_Given task:_ Return each line containing "React".

━━━ Records to use ━━━

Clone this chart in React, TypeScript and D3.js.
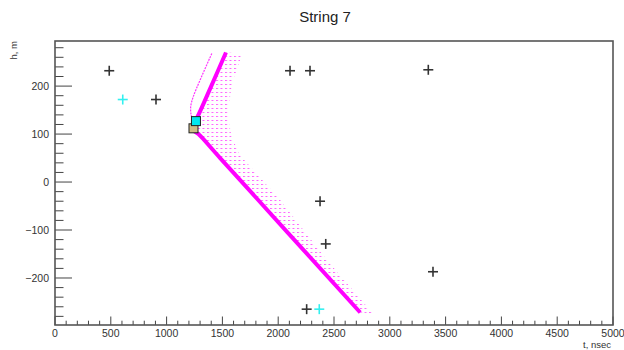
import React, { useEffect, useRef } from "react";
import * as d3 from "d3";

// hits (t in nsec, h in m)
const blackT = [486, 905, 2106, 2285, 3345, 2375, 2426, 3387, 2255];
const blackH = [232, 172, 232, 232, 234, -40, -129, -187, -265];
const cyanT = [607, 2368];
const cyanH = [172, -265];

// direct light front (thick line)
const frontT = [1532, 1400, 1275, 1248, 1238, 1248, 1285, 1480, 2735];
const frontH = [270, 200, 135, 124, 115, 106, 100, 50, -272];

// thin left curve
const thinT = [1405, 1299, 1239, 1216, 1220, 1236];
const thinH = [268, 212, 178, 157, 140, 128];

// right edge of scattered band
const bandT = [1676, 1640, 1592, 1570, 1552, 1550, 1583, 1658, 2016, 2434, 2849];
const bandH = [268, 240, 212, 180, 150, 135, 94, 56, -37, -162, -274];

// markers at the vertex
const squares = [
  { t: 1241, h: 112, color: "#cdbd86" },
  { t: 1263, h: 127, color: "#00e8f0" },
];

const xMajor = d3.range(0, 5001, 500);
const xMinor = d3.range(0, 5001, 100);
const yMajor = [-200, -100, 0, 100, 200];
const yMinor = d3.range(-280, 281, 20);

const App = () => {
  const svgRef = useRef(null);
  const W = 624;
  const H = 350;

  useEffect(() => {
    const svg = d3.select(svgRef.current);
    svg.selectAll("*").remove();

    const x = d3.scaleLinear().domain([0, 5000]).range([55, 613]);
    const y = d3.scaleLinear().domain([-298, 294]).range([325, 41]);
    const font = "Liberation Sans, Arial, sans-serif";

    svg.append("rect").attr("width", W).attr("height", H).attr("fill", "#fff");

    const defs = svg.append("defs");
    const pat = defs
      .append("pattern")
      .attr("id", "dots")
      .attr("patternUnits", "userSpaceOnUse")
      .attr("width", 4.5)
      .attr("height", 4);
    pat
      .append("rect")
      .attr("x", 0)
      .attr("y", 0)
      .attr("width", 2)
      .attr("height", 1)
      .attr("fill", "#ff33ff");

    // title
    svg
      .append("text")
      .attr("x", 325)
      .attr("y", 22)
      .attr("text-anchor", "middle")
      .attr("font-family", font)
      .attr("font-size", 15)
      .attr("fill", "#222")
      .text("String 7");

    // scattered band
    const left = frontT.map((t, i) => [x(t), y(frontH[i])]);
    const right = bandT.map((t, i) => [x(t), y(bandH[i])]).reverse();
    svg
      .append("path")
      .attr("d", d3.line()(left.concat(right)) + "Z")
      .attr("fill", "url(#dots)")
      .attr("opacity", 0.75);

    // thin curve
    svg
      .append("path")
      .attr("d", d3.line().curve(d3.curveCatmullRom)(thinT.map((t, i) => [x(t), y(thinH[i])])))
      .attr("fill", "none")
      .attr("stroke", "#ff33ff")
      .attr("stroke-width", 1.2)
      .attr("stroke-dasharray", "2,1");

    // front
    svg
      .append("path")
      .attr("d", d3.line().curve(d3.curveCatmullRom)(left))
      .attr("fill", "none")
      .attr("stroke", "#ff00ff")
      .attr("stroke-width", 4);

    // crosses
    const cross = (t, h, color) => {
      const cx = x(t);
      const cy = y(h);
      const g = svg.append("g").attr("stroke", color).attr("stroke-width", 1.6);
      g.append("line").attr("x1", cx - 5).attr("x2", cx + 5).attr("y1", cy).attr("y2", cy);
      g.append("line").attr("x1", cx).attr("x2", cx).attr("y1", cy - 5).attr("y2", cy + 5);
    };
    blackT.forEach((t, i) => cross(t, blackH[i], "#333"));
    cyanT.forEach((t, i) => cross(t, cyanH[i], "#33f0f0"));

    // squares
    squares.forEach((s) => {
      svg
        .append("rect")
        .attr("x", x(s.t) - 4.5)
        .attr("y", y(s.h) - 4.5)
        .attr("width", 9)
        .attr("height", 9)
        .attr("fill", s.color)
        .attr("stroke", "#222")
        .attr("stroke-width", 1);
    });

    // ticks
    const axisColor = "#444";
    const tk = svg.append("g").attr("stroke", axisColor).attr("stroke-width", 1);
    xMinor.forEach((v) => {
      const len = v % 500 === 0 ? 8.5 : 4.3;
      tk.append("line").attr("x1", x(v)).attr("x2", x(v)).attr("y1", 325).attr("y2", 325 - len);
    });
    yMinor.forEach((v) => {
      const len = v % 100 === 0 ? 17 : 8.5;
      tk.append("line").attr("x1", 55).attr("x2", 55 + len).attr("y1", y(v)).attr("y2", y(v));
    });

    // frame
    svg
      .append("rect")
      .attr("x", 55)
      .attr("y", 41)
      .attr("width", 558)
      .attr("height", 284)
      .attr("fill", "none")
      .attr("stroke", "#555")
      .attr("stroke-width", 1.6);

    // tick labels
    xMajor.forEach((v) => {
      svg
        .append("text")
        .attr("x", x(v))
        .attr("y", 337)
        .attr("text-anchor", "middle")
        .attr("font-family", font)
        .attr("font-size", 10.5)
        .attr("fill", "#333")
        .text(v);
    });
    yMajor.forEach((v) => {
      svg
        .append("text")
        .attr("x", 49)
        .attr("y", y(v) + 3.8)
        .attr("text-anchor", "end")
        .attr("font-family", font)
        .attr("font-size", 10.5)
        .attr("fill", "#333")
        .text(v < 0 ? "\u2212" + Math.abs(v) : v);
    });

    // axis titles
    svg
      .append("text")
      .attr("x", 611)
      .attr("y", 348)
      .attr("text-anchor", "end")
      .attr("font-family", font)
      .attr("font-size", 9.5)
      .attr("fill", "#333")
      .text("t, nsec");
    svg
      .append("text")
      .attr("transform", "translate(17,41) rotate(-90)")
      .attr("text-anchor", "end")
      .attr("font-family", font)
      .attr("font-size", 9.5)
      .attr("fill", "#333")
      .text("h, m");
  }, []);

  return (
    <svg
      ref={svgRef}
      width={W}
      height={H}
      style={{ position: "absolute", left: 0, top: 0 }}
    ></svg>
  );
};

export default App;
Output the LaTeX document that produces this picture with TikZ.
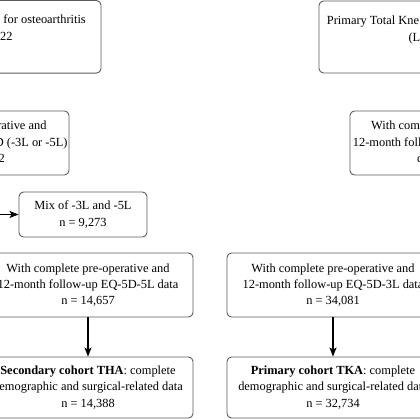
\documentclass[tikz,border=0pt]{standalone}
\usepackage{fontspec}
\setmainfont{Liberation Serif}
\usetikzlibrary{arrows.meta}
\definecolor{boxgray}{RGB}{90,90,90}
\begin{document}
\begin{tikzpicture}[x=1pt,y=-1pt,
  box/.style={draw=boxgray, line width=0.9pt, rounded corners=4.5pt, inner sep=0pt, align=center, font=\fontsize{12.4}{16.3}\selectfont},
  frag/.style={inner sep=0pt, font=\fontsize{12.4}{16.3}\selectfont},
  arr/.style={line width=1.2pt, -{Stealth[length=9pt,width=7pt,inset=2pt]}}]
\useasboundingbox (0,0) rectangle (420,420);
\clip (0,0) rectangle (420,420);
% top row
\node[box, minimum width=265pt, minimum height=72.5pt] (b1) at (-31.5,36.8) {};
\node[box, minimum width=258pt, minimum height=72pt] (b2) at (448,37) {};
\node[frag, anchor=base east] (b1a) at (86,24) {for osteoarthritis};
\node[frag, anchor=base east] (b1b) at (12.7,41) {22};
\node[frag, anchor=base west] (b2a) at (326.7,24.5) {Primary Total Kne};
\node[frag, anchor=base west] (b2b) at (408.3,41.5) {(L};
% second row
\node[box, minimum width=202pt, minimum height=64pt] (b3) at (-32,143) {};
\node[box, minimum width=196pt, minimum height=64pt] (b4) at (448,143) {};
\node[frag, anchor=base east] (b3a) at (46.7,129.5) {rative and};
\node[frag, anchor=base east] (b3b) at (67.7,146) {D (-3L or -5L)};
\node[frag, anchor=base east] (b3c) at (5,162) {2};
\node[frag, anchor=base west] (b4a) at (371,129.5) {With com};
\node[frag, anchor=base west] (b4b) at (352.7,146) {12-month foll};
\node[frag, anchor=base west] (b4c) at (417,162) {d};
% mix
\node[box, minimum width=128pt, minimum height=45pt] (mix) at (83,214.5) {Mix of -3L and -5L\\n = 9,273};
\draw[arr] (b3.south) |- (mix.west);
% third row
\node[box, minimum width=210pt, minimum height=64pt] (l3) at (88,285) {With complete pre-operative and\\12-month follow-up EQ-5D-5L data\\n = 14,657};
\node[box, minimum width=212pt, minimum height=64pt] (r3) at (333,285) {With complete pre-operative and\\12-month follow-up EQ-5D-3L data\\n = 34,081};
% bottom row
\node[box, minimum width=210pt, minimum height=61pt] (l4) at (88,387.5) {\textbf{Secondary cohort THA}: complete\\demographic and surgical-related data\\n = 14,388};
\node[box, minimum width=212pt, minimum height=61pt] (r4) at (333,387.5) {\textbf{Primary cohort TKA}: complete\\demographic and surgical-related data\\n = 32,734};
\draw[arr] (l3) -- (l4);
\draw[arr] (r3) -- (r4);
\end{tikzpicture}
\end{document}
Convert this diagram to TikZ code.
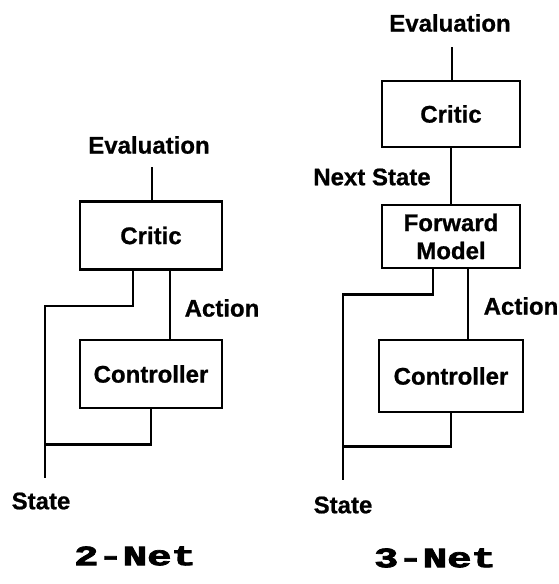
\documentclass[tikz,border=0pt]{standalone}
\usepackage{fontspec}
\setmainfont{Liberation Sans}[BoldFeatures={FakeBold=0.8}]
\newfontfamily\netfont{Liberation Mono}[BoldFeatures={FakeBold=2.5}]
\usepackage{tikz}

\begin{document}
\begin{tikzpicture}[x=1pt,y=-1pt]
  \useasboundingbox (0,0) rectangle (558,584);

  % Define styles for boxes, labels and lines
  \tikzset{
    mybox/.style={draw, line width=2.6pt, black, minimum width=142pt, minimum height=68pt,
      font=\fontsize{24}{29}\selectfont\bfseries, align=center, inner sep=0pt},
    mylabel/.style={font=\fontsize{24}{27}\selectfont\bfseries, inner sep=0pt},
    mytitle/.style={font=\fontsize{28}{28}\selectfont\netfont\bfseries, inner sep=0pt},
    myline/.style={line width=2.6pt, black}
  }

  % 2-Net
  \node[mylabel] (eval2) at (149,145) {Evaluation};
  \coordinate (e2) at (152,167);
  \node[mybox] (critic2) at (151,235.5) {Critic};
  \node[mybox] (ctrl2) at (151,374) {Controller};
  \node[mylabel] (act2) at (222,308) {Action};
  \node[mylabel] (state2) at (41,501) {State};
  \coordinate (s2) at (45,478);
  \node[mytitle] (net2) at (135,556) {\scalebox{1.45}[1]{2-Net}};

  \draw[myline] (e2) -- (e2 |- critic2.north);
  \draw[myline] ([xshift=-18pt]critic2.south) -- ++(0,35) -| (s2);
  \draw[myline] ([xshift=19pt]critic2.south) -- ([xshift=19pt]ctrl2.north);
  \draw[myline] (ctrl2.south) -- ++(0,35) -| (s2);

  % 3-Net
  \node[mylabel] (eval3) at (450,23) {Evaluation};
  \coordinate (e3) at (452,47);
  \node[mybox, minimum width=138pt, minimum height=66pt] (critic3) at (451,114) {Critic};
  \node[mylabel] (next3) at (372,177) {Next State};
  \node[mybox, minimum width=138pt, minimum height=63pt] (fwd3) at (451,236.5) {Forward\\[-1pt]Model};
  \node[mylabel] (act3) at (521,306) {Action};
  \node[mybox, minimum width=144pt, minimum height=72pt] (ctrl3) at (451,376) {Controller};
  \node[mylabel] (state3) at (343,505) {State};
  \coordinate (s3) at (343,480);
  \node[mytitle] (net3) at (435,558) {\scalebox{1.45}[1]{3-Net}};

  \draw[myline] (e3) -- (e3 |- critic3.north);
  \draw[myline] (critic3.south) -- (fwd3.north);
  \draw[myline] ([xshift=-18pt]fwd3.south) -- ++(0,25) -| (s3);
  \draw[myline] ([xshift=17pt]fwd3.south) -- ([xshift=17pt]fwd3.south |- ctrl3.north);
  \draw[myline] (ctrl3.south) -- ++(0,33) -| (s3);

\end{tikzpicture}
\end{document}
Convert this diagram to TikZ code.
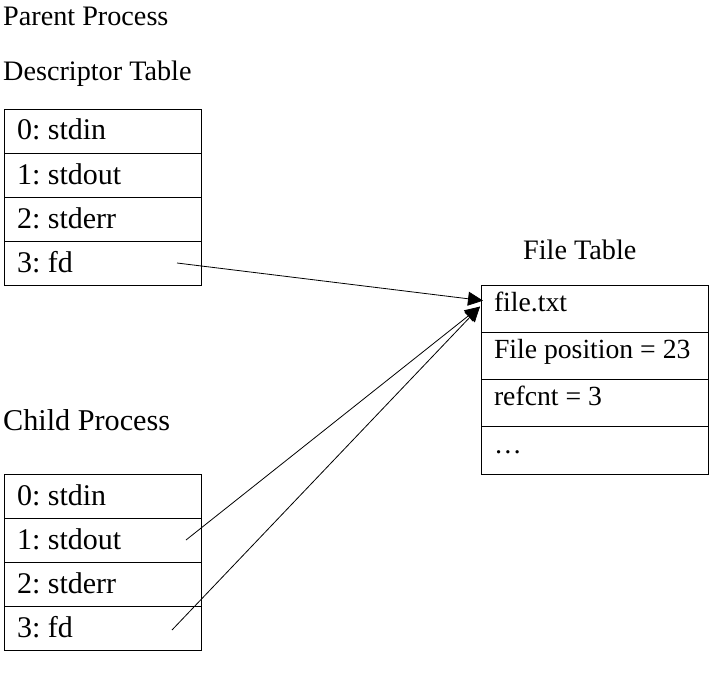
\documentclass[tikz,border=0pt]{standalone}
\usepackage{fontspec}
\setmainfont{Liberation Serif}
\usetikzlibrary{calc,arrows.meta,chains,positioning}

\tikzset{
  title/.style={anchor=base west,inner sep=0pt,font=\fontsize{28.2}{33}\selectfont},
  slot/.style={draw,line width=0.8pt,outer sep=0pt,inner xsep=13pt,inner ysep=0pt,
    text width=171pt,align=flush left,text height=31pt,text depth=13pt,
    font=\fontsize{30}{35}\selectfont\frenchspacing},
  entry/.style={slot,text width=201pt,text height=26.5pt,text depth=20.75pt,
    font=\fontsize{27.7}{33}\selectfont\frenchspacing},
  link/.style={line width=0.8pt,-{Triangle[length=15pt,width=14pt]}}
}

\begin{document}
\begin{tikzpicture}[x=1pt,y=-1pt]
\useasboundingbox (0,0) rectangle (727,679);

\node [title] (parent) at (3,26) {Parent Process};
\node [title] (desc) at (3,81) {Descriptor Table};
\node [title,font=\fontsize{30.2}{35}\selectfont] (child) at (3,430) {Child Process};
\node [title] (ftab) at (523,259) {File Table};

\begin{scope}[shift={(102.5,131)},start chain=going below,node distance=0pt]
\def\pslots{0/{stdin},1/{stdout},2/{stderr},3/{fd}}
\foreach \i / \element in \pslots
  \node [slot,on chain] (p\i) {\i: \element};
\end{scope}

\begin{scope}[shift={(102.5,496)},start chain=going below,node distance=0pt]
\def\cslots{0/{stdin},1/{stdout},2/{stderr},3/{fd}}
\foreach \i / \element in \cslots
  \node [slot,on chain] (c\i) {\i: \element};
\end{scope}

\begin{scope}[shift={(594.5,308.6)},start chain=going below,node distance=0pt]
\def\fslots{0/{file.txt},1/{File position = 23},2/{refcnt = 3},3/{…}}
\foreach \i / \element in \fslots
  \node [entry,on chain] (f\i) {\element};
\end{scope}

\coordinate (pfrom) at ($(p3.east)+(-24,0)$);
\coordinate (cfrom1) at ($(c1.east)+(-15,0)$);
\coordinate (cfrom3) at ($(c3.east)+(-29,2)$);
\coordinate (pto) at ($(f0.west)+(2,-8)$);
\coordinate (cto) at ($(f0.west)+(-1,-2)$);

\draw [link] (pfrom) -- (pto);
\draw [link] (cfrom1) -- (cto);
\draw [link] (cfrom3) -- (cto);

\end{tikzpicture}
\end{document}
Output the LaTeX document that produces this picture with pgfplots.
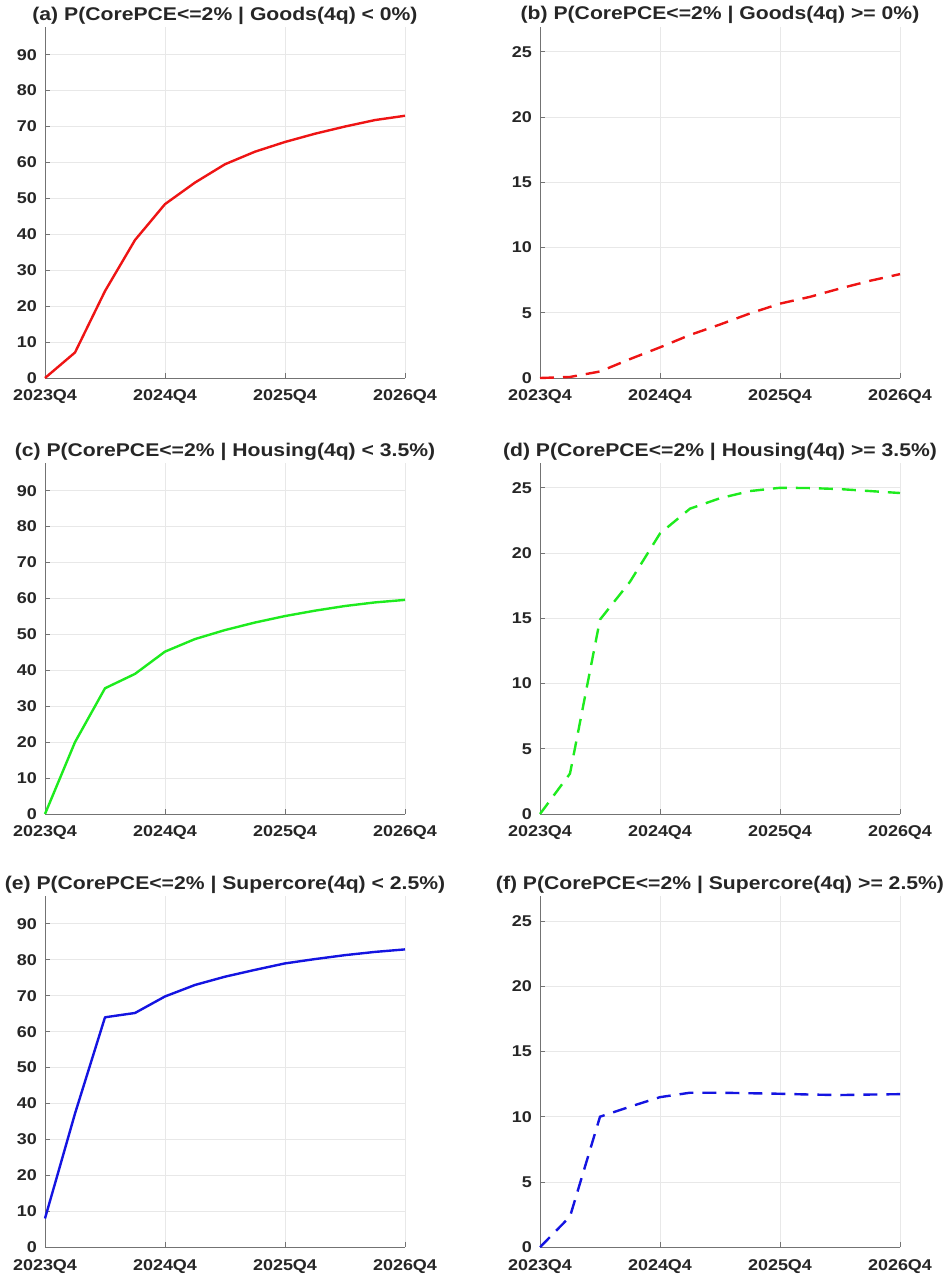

━━━

_Complete answer:_
Clone this chart in React, TypeScript and D3.js.
import React, { useEffect, useRef } from "react";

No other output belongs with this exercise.